Exercise details: Copy the records below word for word, from the first line through the line that contains "from matplotlib.patches import Rectangle", and leave out any pictures.

━━━━━ Provided material

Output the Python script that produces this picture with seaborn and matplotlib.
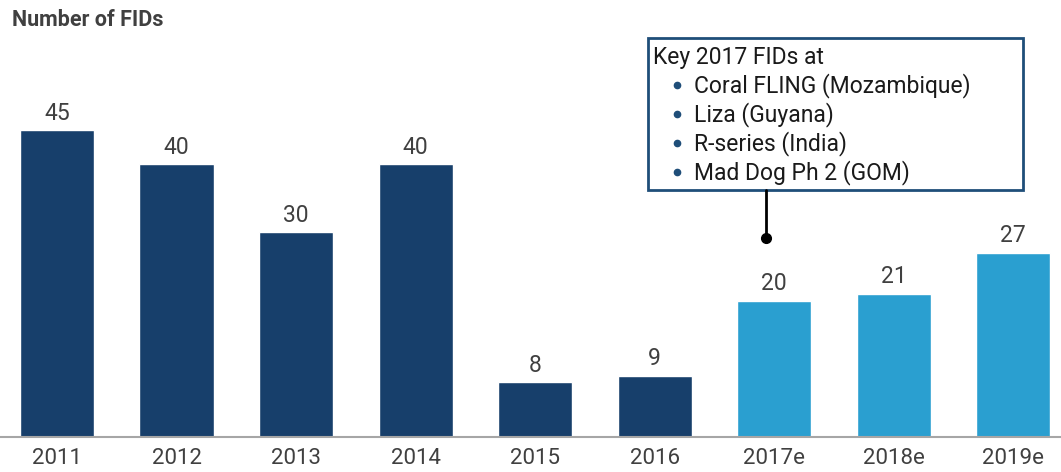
import matplotlib
matplotlib.use("Agg")
import matplotlib.pyplot as plt
import seaborn as sns
import pandas as pd
from matplotlib.patches import Rectangle

years = ["2011", "2012", "2013", "2014", "2015", "2016", "2017e", "2018e", "2019e"]
fids = [45, 40, 30, 40, 8, 9, 20, 21, 27]
kind = ["actual"] * 6 + ["estimate"] * 3
title = "Number of FIDs"
box_head = "Key 2017 FIDs at"
box_items = ["Coral FLING (Mozambique)", "Liza (Guyana)", "R-series (India)", "Mad Dog Ph 2 (GOM)"]

NAVY = "#173F6B"
LIGHT = "#2A9FD0"
TXT = "#404040"

sns.set_theme(style="white")
plt.rcParams["font.family"] = ["Roboto", "DejaVu Sans"]

df = pd.DataFrame({"year": years, "fids": fids, "kind": kind})

fig = plt.figure(figsize=(10.61, 4.72), dpi=100)
ax = fig.add_axes([0, 35 / 472, 1, 437 / 472])
sns.barplot(data=df, x="year", y="fids", hue="kind",
            palette={"actual": NAVY, "estimate": LIGHT},
            dodge=False, width=0.62, legend=False, ax=ax, saturation=1)

ax.set_xlim(-0.477, 8.40)
ax.set_ylim(0, 64.1)
for s in ["top", "right", "left"]:
    ax.spines[s].set_visible(False)
ax.spines["bottom"].set_color("#A6A6A6")
ax.spines["bottom"].set_linewidth(1.5)
ax.set_yticks([])
ax.set_xlabel("")
ax.set_ylabel("")
ax.tick_params(axis="x", length=0, pad=8, labelsize=16, labelcolor=TXT)

for i, v in enumerate(fids):
    ax.text(i, v + 0.8, str(v), ha="center", va="bottom", fontsize=16.5, color=TXT)

fig.text(12 / 1061, 1 - 20 / 472, title, ha="left", va="center",
         fontsize=15.5, fontweight="bold", color=TXT)

# annotation box
bx0, bx1 = 4.946, 8.084
by0, by1 = 36.2, 58.5
ax.add_patch(Rectangle((bx0, by0), bx1 - bx0, by1 - by0, fill=False,
                       edgecolor="#1F4E79", linewidth=2, zorder=5, clip_on=False))
ax.text(4.99, 55.7, box_head, ha="left", va="center", fontsize=16.5, color="#1a1a1a")
for k, item in enumerate(box_items):
    yv = 51.6 - k * 4.25
    ax.plot([5.19], [yv], marker="o", markersize=4.5, color="#1F4E79", zorder=6)
    ax.text(5.33, yv, item, ha="left", va="center", fontsize=16.5, color="#1a1a1a")

ax.plot([5.93, 5.93], [29.2, by0], color="black", linewidth=2, zorder=5)
ax.plot([5.93], [29.2], marker="o", markersize=7, color="black", zorder=6)

fig.savefig("out.png", dpi=100)
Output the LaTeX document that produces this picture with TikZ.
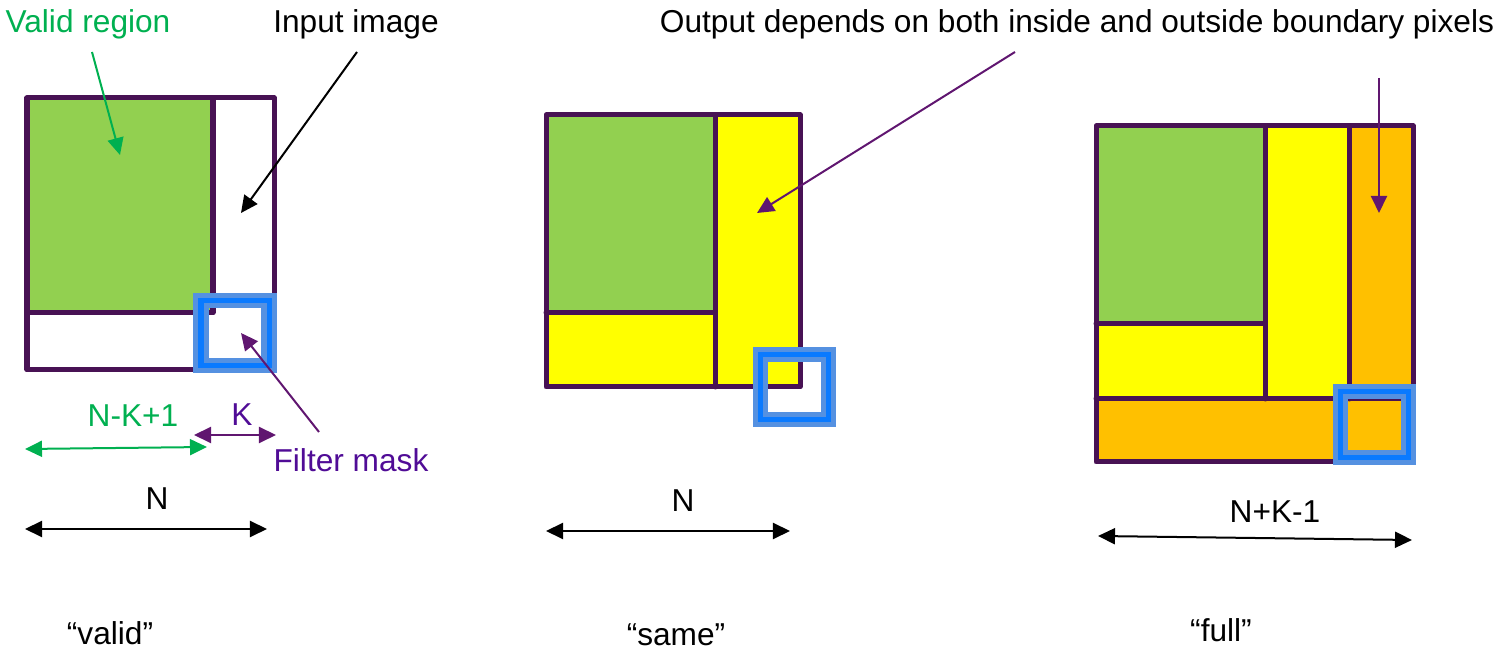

━━━━━━━━━━

Reply to the exercise:
Output the Python script that produces this picture with seaborn and matplotlib.
import matplotlib
matplotlib.use("Agg")
import matplotlib.pyplot as plt
import seaborn as sns
import pandas as pd
from matplotlib.patches import Rectangle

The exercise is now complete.